Honestly, I have no idea what I’m doing with that one. I’m not even sure what you mean by “use .length”. How?

i would use does not equal or equals one. That saves you a else clause.

That’s just genius! Thanks!


#4

i am not entirely sure how .includes() is implemented, but it must a loop or something similar under the hood.

the other option is to use if condition and the or (||) operator.

.length is a property belonging to array, it gives you the length (number of elements) in the array. Given the elements in array are words within this story, we get the number of words within the story. You must have learned .length?

thank you. If you want to do nothing (which generally means you need to recheck your condition), javascript does have a pass keyword, take a wild guess what it does (sarcasm)


#5

Ah, you may be unclear on the problem I’m trying to solve, regarding the .length thing. I’m trying to find the word which occurs the greatest number of times. Calling .length on the string array in question would return the number of elements in the array, but it won’t help me to store and compare the strings to find which one occurs the most.
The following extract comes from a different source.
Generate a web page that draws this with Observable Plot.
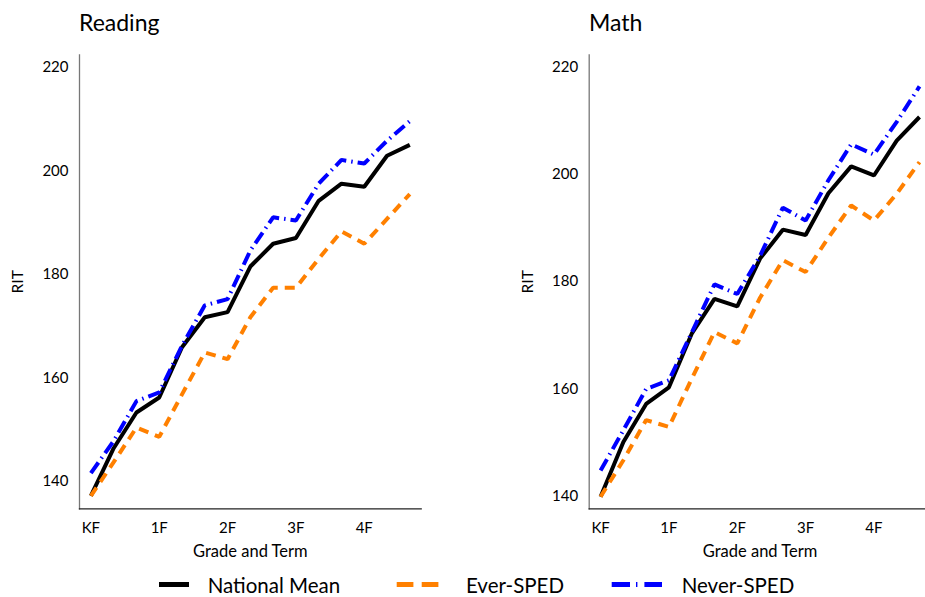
<!DOCTYPE html>
<html><head><meta charset="utf-8">
<script src="https://cdn.jsdelivr.net/npm/d3@7"></script>
<script src="https://cdn.jsdelivr.net/npm/@observablehq/plot@0.6"></script>
<style>
html,body{margin:0;padding:0;background:#fff;}
body{width:925px;height:597px;overflow:hidden;position:relative;font-family:Lato, sans-serif;color:#000;}
.title{position:absolute;font-size:23px;line-height:1;white-space:nowrap;}
.plotbox{position:absolute;top:40px;}
.plotbox svg{max-width:none !important;overflow:visible;}
.leg{position:absolute;font-size:20.5px;line-height:20px;white-space:nowrap;}
.sw{position:absolute;}
</style></head><body>
<div class="title" style="left:79px;top:11px;">Reading</div>
<div class="title" style="left:589px;top:11px;">Math</div>
<div id="reading" class="plotbox" style="left:0px;"></div>
<div id="math" class="plotbox" style="left:460px;"></div>
<svg class="sw" style="left:0;top:574px;" width="925" height="20">
  <line x1="159" x2="189" y1="10.5" y2="10.5" stroke="#000" stroke-width="5"/>
  <line x1="396.7" x2="439" y1="10.5" y2="10.5" stroke="#FF8000" stroke-width="5" stroke-dasharray="16.7,8.3"/>
  <line x1="611.7" x2="662" y1="10.5" y2="10.5" stroke="#0000FF" stroke-width="5" stroke-dasharray="18.3,6,1.4,7"/>
</svg>
<div class="leg" style="left:207.7px;top:574.5px;">National Mean</div>
<div class="leg" style="left:466px;top:574.5px;">Ever-SPED</div>
<div class="leg" style="left:681.7px;top:574.5px;">Never-SPED</div>
<script>
const terms = ["KF","KW","KS","1F","1W","1S","2F","2W","2S","3F","3W","3S","4F","4W","4S"];
const tickTerms = ["KF","1F","2F","3F","4F"];
const yTicks = [140,160,180,200,220];
const seriesNames = ["National Mean","Ever-SPED","Never-SPED"];

const readingNational = [137.2,146.4,153.3,156.2,165.9,171.7,172.7,181.5,185.9,187.0,194.2,197.5,196.9,202.9,205.0];
const readingEver     = [137.2,143.7,150.4,148.6,156.8,164.9,163.6,171.7,177.4,177.4,183.0,188.3,185.9,190.7,195.5];
const readingNever    = [141.6,147.8,155.5,157.2,166.2,174.0,175.2,184.6,191.0,190.4,197.5,202.1,201.4,205.8,209.6];

const mathNational = [139.9,150.1,157.2,160.3,170.3,176.8,175.4,184.3,189.7,188.7,196.5,201.5,199.8,206.3,210.7];
const mathEver     = [139.9,146.7,154.2,152.9,161.9,170.6,168.5,177.0,184.0,181.8,188.2,194.2,191.4,196.4,202.3];
const mathNever    = [144.8,152.3,160.0,161.6,170.5,179.5,177.7,184.8,193.8,191.4,198.9,205.6,203.7,209.8,216.4];

const styles = {
  "National Mean": {stroke:"#000000", strokeWidth:4},
  "Ever-SPED": {stroke:"#FF8000", strokeWidth:4, strokeDasharray:"10,7"},
  "Never-SPED": {stroke:"#0000FF", strokeWidth:4, strokeDasharray:"13,5,1.5,5"}
};

function rows(arr){ return terms.map((t,i)=>({term:t, value:arr[i]})); }

function panel(series, yDomain, width, marginLeft, marginRight){
  return Plot.plot({
    width, height:530, marginLeft, marginRight, marginTop:14.3, marginBottom:61.7,
    x:{type:"point", domain:terms, padding:0.5, round:false},
    y:{domain:yDomain},
    style:{fontFamily:"Lato, sans-serif", fontSize:"15px", color:"#000", background:"transparent", overflow:"visible"},
    marks:[
      Plot.frame({anchor:"left", stroke:"#777", strokeWidth:1.3}),
      Plot.frame({anchor:"bottom", stroke:"#222", strokeWidth:1.3}),
      Plot.axisX({ticks:tickTerms, tickSize:0, tickPadding:14, label:null, fontSize:15}),
      Plot.axisY({ticks:yTicks, tickSize:0, tickPadding:11, label:null, fontSize:15}),
      Plot.text(["RIT"], {frameAnchor:"left", dx:-61, rotate:-90, textAnchor:"middle", lineAnchor:"middle", fontSize:15.5}),
      Plot.text(["Grade and Term"], {frameAnchor:"bottom", dy:43.4, textAnchor:"middle", lineAnchor:"middle", fontSize:16.5}),
      ...seriesNames.map((name,k)=>Plot.line(rows(series[k]), {x:"term", y:"value", ...styles[name], strokeLinecap:"butt", strokeLinejoin:"miter"}))
    ]
  });
}

document.getElementById("reading").appendChild(panel([readingNational, readingEver, readingNever], [134.7,222.4], 460, 79, 39.3));
document.getElementById("math").appendChild(panel([mathNational, mathEver, mathNever], [137.65,222.3], 475, 128.7, 4.6));
</script>
</body></html>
Also, would using an if condition and ‘or’ operator improve the efficiency of my solution for Step 4?


#6

You could measure execution time. Depending what you are after. You can google how to do that

ah, step 2 of instruction step 8.

Well, we have punctuation in the sentence, which split() doesn’t get rid of, so we would need a regular expression or something:

// should we convert to lowercase? Given string comparison is case sensitive? 
story = story.toLowerCase();
var re = /['a-z]+/gi;

var storyWords = story.match(re);

reduce() seems to be a good option, we could do it manually of course:

const d = {}
const storyLength = storyWords.length;
for (let i = 0; i < storyLength; i++){
  let x = storyWords[i]
  d[x] = ++d[x] || 1
}

console.log(d);

undefined + 1 gives NaN, which is false

Now that we have the dictionary, we can use a loop to determine the most occurring word.

just make two variable:

let mostCommonWord = null; // or undefined?
let numberOfOccurences = 0;

then loop over the dictionary, if any word has higher value just update those two variables

once you got a solution, you can optimize from there


#7
let overusedCounter = 0;
for (let betterWordsIndex = 0; betterWordsIndex < betterWords.length; betterWordsIndex++) {
  for (let overusedWordsIndex = 0; overusedWordsIndex < overusedWords.length; overusedWordsIndex++){
    if (betterWords[betterWordsIndex] === overusedWords[overusedWordsIndex]) {
      overusedCounter += 1;
    }
  }
}

console.log('There are ' + overusedCounter + ' overused words.');

Hi. Thats what i actually did on step 4. Dont get the problem with step 8.1, u could iterate array the same way u did in step 3. Actually I rly have no idea what to do in step 8.2. I guess i could just create 179 arrays with each word in it and iterate every single of it through the text, but that sounds like im going crazy right now.


#8

Well, you kinda do. Your current code dumps all wordCounts into one (overusedWordsCount). But you were asked to tell how many times each word was counted. You didn’t have to do it the way the instructions told you because you didn’t achieve the instructor’s goal.